» **To be done**: Retype the data that follows line by line, exactly, and leave its pictures out.

» **Given information**:
-- Start --

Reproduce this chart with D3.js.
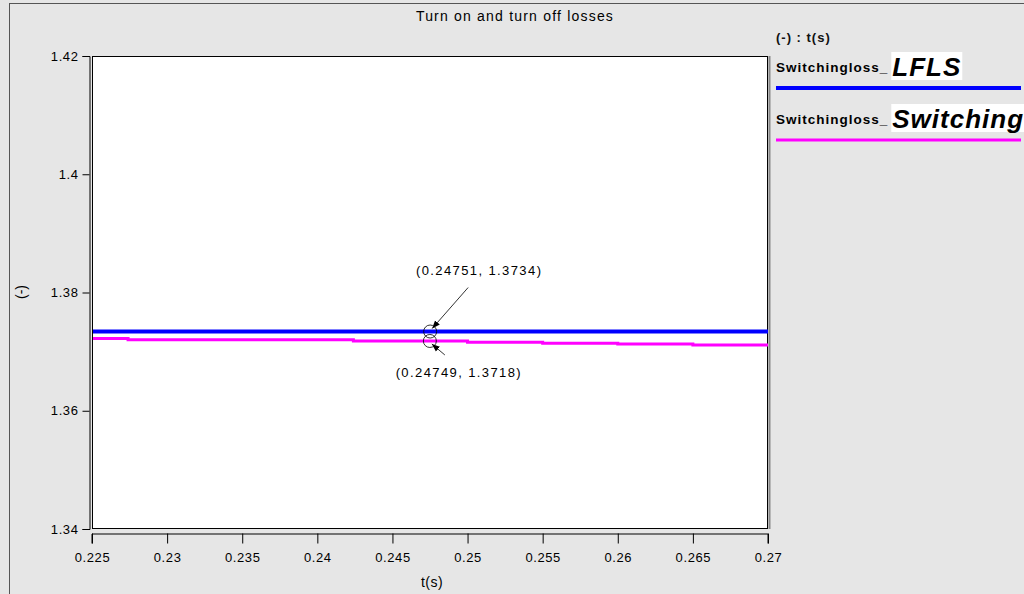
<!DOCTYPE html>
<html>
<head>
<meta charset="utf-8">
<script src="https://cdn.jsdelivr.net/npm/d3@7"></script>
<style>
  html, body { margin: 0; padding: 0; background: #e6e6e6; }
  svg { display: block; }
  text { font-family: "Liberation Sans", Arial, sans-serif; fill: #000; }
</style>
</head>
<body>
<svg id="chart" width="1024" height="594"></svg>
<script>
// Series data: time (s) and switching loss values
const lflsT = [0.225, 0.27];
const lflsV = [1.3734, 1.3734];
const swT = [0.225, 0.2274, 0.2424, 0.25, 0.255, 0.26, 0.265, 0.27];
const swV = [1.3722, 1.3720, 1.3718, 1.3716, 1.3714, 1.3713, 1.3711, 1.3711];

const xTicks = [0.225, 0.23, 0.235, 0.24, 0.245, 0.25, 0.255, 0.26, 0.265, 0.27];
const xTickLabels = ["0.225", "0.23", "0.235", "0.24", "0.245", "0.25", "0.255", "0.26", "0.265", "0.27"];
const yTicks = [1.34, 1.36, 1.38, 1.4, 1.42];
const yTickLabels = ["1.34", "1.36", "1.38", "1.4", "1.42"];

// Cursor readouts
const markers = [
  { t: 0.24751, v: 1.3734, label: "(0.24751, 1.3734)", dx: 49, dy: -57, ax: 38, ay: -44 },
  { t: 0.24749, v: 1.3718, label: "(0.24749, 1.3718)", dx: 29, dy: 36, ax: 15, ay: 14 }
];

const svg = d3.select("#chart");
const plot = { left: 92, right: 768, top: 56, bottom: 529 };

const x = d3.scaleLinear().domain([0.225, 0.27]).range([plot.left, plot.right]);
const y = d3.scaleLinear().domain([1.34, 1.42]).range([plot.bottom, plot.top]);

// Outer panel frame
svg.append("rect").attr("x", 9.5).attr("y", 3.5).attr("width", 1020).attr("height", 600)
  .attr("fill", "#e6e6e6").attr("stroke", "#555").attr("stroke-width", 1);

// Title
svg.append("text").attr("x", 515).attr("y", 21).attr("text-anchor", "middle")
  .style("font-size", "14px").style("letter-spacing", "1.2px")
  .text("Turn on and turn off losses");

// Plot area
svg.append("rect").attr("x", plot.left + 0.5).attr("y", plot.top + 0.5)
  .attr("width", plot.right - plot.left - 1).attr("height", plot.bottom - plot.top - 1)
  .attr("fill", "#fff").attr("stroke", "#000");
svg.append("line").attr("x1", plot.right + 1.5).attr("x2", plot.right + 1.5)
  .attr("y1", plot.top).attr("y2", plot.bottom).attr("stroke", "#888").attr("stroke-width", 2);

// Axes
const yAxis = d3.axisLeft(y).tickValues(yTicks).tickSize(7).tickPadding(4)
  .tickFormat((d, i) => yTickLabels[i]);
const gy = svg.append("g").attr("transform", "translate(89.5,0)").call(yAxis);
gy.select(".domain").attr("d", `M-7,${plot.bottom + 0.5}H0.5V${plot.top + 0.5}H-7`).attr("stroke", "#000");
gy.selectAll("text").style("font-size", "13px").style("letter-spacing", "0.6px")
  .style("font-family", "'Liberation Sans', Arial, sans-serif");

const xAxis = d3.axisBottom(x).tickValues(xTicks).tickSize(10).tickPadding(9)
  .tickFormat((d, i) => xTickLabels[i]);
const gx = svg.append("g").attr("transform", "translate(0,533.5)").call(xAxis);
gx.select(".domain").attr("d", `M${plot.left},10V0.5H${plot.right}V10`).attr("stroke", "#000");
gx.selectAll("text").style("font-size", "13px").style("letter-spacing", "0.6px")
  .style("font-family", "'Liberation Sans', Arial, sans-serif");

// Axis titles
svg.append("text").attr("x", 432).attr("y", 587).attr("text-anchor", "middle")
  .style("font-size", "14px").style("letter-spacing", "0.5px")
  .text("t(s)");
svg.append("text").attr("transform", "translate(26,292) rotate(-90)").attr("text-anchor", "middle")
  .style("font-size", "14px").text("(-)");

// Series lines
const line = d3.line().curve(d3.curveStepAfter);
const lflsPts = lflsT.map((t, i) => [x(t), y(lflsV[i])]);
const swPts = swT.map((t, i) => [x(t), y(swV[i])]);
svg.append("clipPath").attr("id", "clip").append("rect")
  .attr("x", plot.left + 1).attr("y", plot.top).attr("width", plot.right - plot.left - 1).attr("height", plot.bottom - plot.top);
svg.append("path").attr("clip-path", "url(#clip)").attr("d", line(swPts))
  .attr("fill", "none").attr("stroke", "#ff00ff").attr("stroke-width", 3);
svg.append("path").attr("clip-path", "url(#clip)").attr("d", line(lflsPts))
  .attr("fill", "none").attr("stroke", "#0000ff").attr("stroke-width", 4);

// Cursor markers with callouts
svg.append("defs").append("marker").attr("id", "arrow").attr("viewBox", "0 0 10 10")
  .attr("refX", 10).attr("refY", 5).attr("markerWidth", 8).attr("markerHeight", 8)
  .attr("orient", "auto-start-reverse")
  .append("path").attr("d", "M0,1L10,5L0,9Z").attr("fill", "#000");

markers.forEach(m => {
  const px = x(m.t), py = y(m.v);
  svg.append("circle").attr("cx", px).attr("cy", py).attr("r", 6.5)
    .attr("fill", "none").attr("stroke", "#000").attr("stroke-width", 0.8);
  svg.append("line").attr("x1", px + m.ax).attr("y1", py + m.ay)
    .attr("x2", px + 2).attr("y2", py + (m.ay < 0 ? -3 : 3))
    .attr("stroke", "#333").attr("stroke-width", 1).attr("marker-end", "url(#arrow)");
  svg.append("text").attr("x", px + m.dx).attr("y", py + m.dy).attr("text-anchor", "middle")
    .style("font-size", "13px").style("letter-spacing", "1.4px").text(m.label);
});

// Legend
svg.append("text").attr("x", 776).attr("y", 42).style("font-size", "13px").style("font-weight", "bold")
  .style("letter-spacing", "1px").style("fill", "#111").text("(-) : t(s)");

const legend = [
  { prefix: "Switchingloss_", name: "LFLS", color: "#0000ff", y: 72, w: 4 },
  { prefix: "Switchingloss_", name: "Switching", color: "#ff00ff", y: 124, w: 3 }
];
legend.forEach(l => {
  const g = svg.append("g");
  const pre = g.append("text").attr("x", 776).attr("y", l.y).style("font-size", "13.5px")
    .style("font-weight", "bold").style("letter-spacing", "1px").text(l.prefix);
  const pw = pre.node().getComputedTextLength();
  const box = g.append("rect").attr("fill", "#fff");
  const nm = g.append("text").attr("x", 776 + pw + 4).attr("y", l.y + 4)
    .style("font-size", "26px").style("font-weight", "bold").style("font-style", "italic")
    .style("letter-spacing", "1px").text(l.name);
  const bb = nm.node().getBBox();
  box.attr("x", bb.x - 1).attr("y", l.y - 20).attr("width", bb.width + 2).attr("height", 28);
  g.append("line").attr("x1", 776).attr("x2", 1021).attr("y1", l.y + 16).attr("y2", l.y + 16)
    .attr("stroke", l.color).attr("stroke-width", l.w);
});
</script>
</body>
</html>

-- End --

» **Answer for the task**:
Reproduce this chart with D3.js.
<!DOCTYPE html>
<html>
<head>
<meta charset="utf-8">
<script src="https://cdn.jsdelivr.net/npm/d3@7"></script>
<style>
  html, body { margin: 0; padding: 0; background: #e6e6e6; }
  svg { display: block; }
  text { font-family: "Liberation Sans", Arial, sans-serif; fill: #000; }
</style>
</head>
<body>
<svg id="chart" width="1024" height="594"></svg>
<script>
// Series data: time (s) and switching loss values
const lflsT = [0.225, 0.27];
const lflsV = [1.3734, 1.3734];
const swT = [0.225, 0.2274, 0.2424, 0.25, 0.255, 0.26, 0.265, 0.27];
const swV = [1.3722, 1.3720, 1.3718, 1.3716, 1.3714, 1.3713, 1.3711, 1.3711];

const xTicks = [0.225, 0.23, 0.235, 0.24, 0.245, 0.25, 0.255, 0.26, 0.265, 0.27];
const xTickLabels = ["0.225", "0.23", "0.235", "0.24", "0.245", "0.25", "0.255", "0.26", "0.265", "0.27"];
const yTicks = [1.34, 1.36, 1.38, 1.4, 1.42];
const yTickLabels = ["1.34", "1.36", "1.38", "1.4", "1.42"];

// Cursor readouts
const markers = [
  { t: 0.24751, v: 1.3734, label: "(0.24751, 1.3734)", dx: 49, dy: -57, ax: 38, ay: -44 },
  { t: 0.24749, v: 1.3718, label: "(0.24749, 1.3718)", dx: 29, dy: 36, ax: 15, ay: 14 }
];

const svg = d3.select("#chart");
const plot = { left: 92, right: 768, top: 56, bottom: 529 };

const x = d3.scaleLinear().domain([0.225, 0.27]).range([plot.left, plot.right]);
const y = d3.scaleLinear().domain([1.34, 1.42]).range([plot.bottom, plot.top]);

// Outer panel frame
svg.append("rect").attr("x", 9.5).attr("y", 3.5).attr("width", 1020).attr("height", 600)
  .attr("fill", "#e6e6e6").attr("stroke", "#555").attr("stroke-width", 1);

// Title
svg.append("text").attr("x", 515).attr("y", 21).attr("text-anchor", "middle")
  .style("font-size", "14px").style("letter-spacing", "1.2px")
  .text("Turn on and turn off losses");

// Plot area
svg.append("rect").attr("x", plot.left + 0.5).attr("y", plot.top + 0.5)
  .attr("width", plot.right - plot.left - 1).attr("height", plot.bottom - plot.top - 1)
  .attr("fill", "#fff").attr("stroke", "#000");
svg.append("line").attr("x1", plot.right + 1.5).attr("x2", plot.right + 1.5)
  .attr("y1", plot.top).attr("y2", plot.bottom).attr("stroke", "#888").attr("stroke-width", 2);

// Axes
const yAxis = d3.axisLeft(y).tickValues(yTicks).tickSize(7).tickPadding(4)
  .tickFormat((d, i) => yTickLabels[i]);
const gy = svg.append("g").attr("transform", "translate(89.5,0)").call(yAxis);
gy.select(".domain").attr("d", `M-7,${plot.bottom + 0.5}H0.5V${plot.top + 0.5}H-7`).attr("stroke", "#000");
gy.selectAll("text").style("font-size", "13px").style("letter-spacing", "0.6px")
  .style("font-family", "'Liberation Sans', Arial, sans-serif");

const xAxis = d3.axisBottom(x).tickValues(xTicks).tickSize(10).tickPadding(9)
  .tickFormat((d, i) => xTickLabels[i]);
const gx = svg.append("g").attr("transform", "translate(0,533.5)").call(xAxis);
gx.select(".domain").attr("d", `M${plot.left},10V0.5H${plot.right}V10`).attr("stroke", "#000");
gx.selectAll("text").style("font-size", "13px").style("letter-spacing", "0.6px")
  .style("font-family", "'Liberation Sans', Arial, sans-serif");

// Axis titles
svg.append("text").attr("x", 432).attr("y", 587).attr("text-anchor", "middle")
  .style("font-size", "14px").style("letter-spacing", "0.5px")
  .text("t(s)");
svg.append("text").attr("transform", "translate(26,292) rotate(-90)").attr("text-anchor", "middle")
  .style("font-size", "14px").text("(-)");

// Series lines
const line = d3.line().curve(d3.curveStepAfter);
const lflsPts = lflsT.map((t, i) => [x(t), y(lflsV[i])]);
const swPts = swT.map((t, i) => [x(t), y(swV[i])]);
svg.append("clipPath").attr("id", "clip").append("rect")
  .attr("x", plot.left + 1).attr("y", plot.top).attr("width", plot.right - plot.left - 1).attr("height", plot.bottom - plot.top);
svg.append("path").attr("clip-path", "url(#clip)").attr("d", line(swPts))
  .attr("fill", "none").attr("stroke", "#ff00ff").attr("stroke-width", 3);
svg.append("path").attr("clip-path", "url(#clip)").attr("d", line(lflsPts))
  .attr("fill", "none").attr("stroke", "#0000ff").attr("stroke-width", 4);

// Cursor markers with callouts
svg.append("defs").append("marker").attr("id", "arrow").attr("viewBox", "0 0 10 10")
  .attr("refX", 10).attr("refY", 5).attr("markerWidth", 8).attr("markerHeight", 8)
  .attr("orient", "auto-start-reverse")
  .append("path").attr("d", "M0,1L10,5L0,9Z").attr("fill", "#000");

markers.forEach(m => {
  const px = x(m.t), py = y(m.v);
  svg.append("circle").attr("cx", px).attr("cy", py).attr("r", 6.5)
    .attr("fill", "none").attr("stroke", "#000").attr("stroke-width", 0.8);
  svg.append("line").attr("x1", px + m.ax).attr("y1", py + m.ay)
    .attr("x2", px + 2).attr("y2", py + (m.ay < 0 ? -3 : 3))
    .attr("stroke", "#333").attr("stroke-width", 1).attr("marker-end", "url(#arrow)");
  svg.append("text").attr("x", px + m.dx).attr("y", py + m.dy).attr("text-anchor", "middle")
    .style("font-size", "13px").style("letter-spacing", "1.4px").text(m.label);
});

// Legend
svg.append("text").attr("x", 776).attr("y", 42).style("font-size", "13px").style("font-weight", "bold")
  .style("letter-spacing", "1px").style("fill", "#111").text("(-) : t(s)");

const legend = [
  { prefix: "Switchingloss_", name: "LFLS", color: "#0000ff", y: 72, w: 4 },
  { prefix: "Switchingloss_", name: "Switching", color: "#ff00ff", y: 124, w: 3 }
];
legend.forEach(l => {
  const g = svg.append("g");
  const pre = g.append("text").attr("x", 776).attr("y", l.y).style("font-size", "13.5px")
    .style("font-weight", "bold").style("letter-spacing", "1px").text(l.prefix);
  const pw = pre.node().getComputedTextLength();
  const box = g.append("rect").attr("fill", "#fff");
  const nm = g.append("text").attr("x", 776 + pw + 4).attr("y", l.y + 4)
    .style("font-size", "26px").style("font-weight", "bold").style("font-style", "italic")
    .style("letter-spacing", "1px").text(l.name);
  const bb = nm.node().getBBox();
  box.attr("x", bb.x - 1).attr("y", l.y - 20).attr("width", bb.width + 2).attr("height", 28);
  g.append("line").attr("x1", 776).attr("x2", 1021).attr("y1", l.y + 16).attr("y2", l.y + 16)
    .attr("stroke", l.color).attr("stroke-width", l.w);
});
</script>
</body>
</html>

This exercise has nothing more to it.